Les dossiers d’assistance judiciaire permettent de faire des expériences professionnelles, de développer son esprit et ses valeurs ; donc de trouver ses marques en tant qu’avocat. Ce qui est beaucoup moins le cas quand on ne travaille que sur les dossiers du patron de stage.

Quel rôle jouent les traducteurs lors des interrogatoires ?

On peut se sentir écarté de son rôle. Le suspect ne parle qu’à l’interprète qui donne un feedback sans qu’on puisse vérifier l’exactitude de la traduction. La seule chose sur laquelle je peux me baser durant l’interrogatoire, c’est ce que dit l’interprète. À la fin, la déclaration est relue et traduite – mais par le même interprète – ce qui permet au suspect de vérifier ses déclarations.

Les commissions d’office vous mettent également au contact avec le système pénitentiaire ?

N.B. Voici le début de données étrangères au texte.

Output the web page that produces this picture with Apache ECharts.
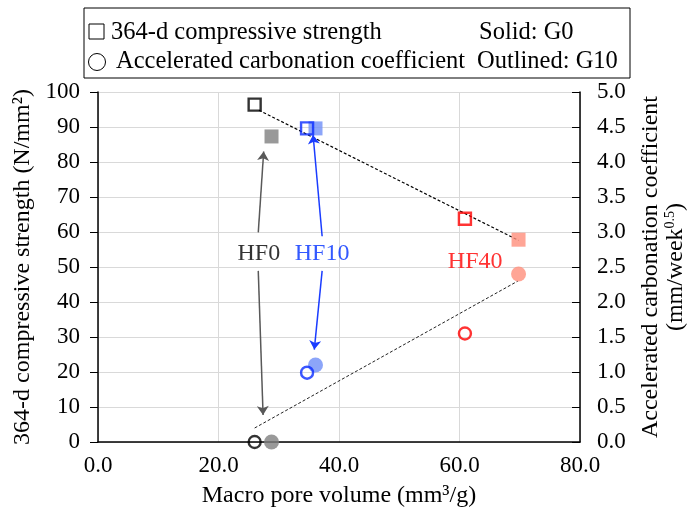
<!DOCTYPE html>
<html>
<head>
<meta charset="utf-8">
<script src="https://cdn.jsdelivr.net/npm/echarts@6/dist/echarts.min.js"></script>
<style>
  html, body { margin: 0; padding: 0; background: #fff; }
  #chart { width: 691px; height: 517px; }
</style>
</head>
<body>
<div id="chart"></div>
<script>
'use strict';

// mixes
const mixes = ['HF0', 'HF10', 'HF40'];
// macro pore volume (mm3/g)
const poreG0 = [28.8, 36.1, 69.8];
const poreG10 = [26.0, 34.7, 60.9];
// 364-d compressive strength (N/mm2)
const strengthG0 = [87.3, 89.6, 57.8];
const strengthG10 = [96.4, 89.6, 63.8];
// accelerated carbonation coefficient (mm/week^0.5)
const carbG0 = [0.0, 1.10, 2.40];
const carbG10 = [0.0, 0.99, 1.55];

// trend lines [x, y]
const strengthTrend = [[26.7, 94.8], [69.8, 57.6]];
const carbTrend = [[26.0, 0.2], [69.7, 2.3]];

// annotation arrows, label position -> point
const arrowsHF0 = [
  [[26.6, 59.9], [27.5, 83.0]],
  [[26.6, 48.9], [27.4, 7.7]]
];
const arrowsHF10 = [
  [[37.2, 58.8], [35.7, 87.7]],
  [[37.2, 48.9], [35.9, 26.4]]
];
const labelPos = [[26.7, 53.9], [37.2, 53.9], [62.6, 51.6]];

const solidColors = ['#7f7f7f', '#6f8ff8', '#ff8f7c'];
const lineColors = ['#000000', '#0a2cff', '#ff0000'];
const textColors = ['#000000', '#0030ff', '#ff0000'];

const FONT = '"Liberation Serif", "Times New Roman", serif';
const LEGEND_FONT = '24.5px ' + FONT;

const chart = echarts.init(document.getElementById('chart'), null, { renderer: 'canvas' });

function pts(xs, ys, colors, filled) {
  return xs.map((x, i) => ({
    value: [x, ys[i]],
    itemStyle: filled
      ? { color: colors[i] }
      : { color: 'rgba(0,0,0,0)', borderColor: colors[i], borderWidth: 2.4 }
  }));
}

const option = {
  animation: false,
  backgroundColor: '#fff',
  textStyle: { fontFamily: FONT },
  grid: { left: 98, right: 111, top: 92, bottom: 75, containLabel: false, outerBoundsMode: 'none' },
  xAxis: {
    type: 'value', min: 0, max: 80, interval: 20,
    name: 'Macro pore volume (mm³/g)',
    nameLocation: 'middle', nameGap: 42,
    nameTextStyle: { fontFamily: FONT, fontSize: 24, color: '#000' },
    axisLine: { onZero: false, lineStyle: { color: '#000', width: 1.5 } },
    axisTick: { show: false },
    axisLabel: { fontFamily: FONT, fontSize: 23, color: '#000', margin: 12,
      formatter: v => v.toFixed(1) },
    splitLine: { show: true, lineStyle: { color: '#d9d9d9', width: 1 } }
  },
  yAxis: [
    {
      type: 'value', min: 0, max: 100, interval: 10,
      name: '364-d compressive strength (N/mm²)',
      nameLocation: 'middle', nameGap: 58, nameRotate: 90,
      nameTextStyle: { fontFamily: FONT, fontSize: 24, color: '#000' },
      axisLine: { show: true, lineStyle: { color: '#000', width: 1.5 } },
      axisTick: { show: true, length: 8, lineStyle: { color: '#000' } },
      axisLabel: { fontFamily: FONT, fontSize: 23, color: '#000', margin: 18 },
      splitLine: { show: true, lineStyle: { color: '#d9d9d9', width: 1 } }
    },
    {
      type: 'value', min: 0, max: 5, interval: 0.5, position: 'right',
      name: 'Accelerated carbonation coefficient\n(mm/week{sup|0.5})',
      nameLocation: 'middle', nameGap: 58, nameRotate: 90,
      nameTextStyle: { fontFamily: FONT, fontSize: 24, color: '#000', lineHeight: 25,
        rich: { sup: { fontFamily: FONT, fontSize: 14, color: '#000', verticalAlign: 'top', lineHeight: 18 } } },
      axisLine: { show: true, lineStyle: { color: '#000', width: 1.5 } },
      axisTick: { show: true, inside: true, length: 8, lineStyle: { color: '#000' } },
      axisLabel: { fontFamily: FONT, fontSize: 23, color: '#000', margin: 17,
        formatter: v => v.toFixed(1) },
      splitLine: { show: false }
    }
  ],
  series: [
    {
      type: 'line', data: strengthTrend, yAxisIndex: 0, symbol: 'none', z: 2,
      lineStyle: { color: '#000', width: 1.2, type: [3, 2] }
    },
    {
      type: 'line', data: carbTrend, yAxisIndex: 1, symbol: 'none', z: 2,
      lineStyle: { color: '#222', width: 1, type: [3, 2] }
    },
    {
      type: 'lines', coordinateSystem: 'cartesian2d', z: 3,
      symbol: ['none', 'arrow'], symbolSize: 9,
      lineStyle: { color: '#595959', width: 1.5, opacity: 1 },
      data: arrowsHF0.map(c => ({ coords: c }))
    },
    {
      type: 'lines', coordinateSystem: 'cartesian2d', z: 3,
      symbol: ['none', 'arrow'], symbolSize: 9,
      lineStyle: { color: '#1a3cff', width: 1.5, opacity: 1 },
      data: arrowsHF10.map(c => ({ coords: c }))
    },
    {
      type: 'scatter', yAxisIndex: 0, symbol: 'rect', symbolSize: 14, z: 4,
      data: pts(poreG0, strengthG0, solidColors, true)
    },
    {
      type: 'scatter', yAxisIndex: 1, symbol: 'circle', symbolSize: 15, z: 4,
      data: pts(poreG0, carbG0, solidColors, true)
    },
    {
      type: 'scatter', yAxisIndex: 0, symbol: 'rect', symbolSize: 12, z: 5,
      data: pts(poreG10, strengthG10, lineColors, false)
    },
    {
      type: 'scatter', yAxisIndex: 1, symbol: 'circle', symbolSize: 12, z: 5,
      data: pts(poreG10, carbG10, lineColors, false)
    },
    {
      type: 'scatter', yAxisIndex: 0, symbolSize: 0, z: 6, silent: true,
      data: mixes.map((m, i) => ({
        name: m, value: labelPos[i],
        label: { show: true, position: 'inside', formatter: '{b}', fontFamily: FONT,
          fontSize: 24, color: textColors[i] }
      }))
    }
  ],
  graphic: [
    { type: 'rect', shape: { x: 84, y: 8, width: 546, height: 70 },
      style: { fill: '#fff', stroke: '#000', lineWidth: 1 } },
    { type: 'rect', shape: { x: 89, y: 24, width: 15, height: 15 },
      style: { fill: 'none', stroke: '#000', lineWidth: 1 } },
    { type: 'circle', shape: { cx: 97, cy: 62, r: 8.5 },
      style: { fill: 'none', stroke: '#000', lineWidth: 1 } },
    { type: 'text', x: 111, y: 33,
      style: { text: '364-d compressive strength', font: LEGEND_FONT, fill: '#000', verticalAlign: 'middle' } },
    { type: 'text', x: 116, y: 62,
      style: { text: 'Accelerated carbonation coefficient', font: LEGEND_FONT, fill: '#000', verticalAlign: 'middle' } },
    { type: 'text', x: 479, y: 33,
      style: { text: 'Solid: G0', font: LEGEND_FONT, fill: '#000', verticalAlign: 'middle' } },
    { type: 'text', x: 477, y: 62,
      style: { text: 'Outlined: G10', font: LEGEND_FONT, fill: '#000', verticalAlign: 'middle' } }
  ]
};

chart.setOption(option);
</script>
</body>
</html>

Il y a des cas où on découvre qu’un détenu n’a jamais reçu de visite de son avocat commis d’office. Je trouve que c’est inadmissible ! Le détenu doit être informé du contenu de son dossier répressif et de la procédure. J’essaie de passer à Schrassig au plus tard le week-end qui suit ma permanence. Après l’interrogatoire devant le juge d’instruction, il faut consulter le dossier répressif et vérifier s’il y a des incidents procéduraux. On voit aussi comment certains souffrent psychiquement en prison. L’atmosphère entre détenus est dure et quelqu’un qui n’a pas vécu dans la rue ou qui ne connaît pas la prison aura plus de mal à la supporter.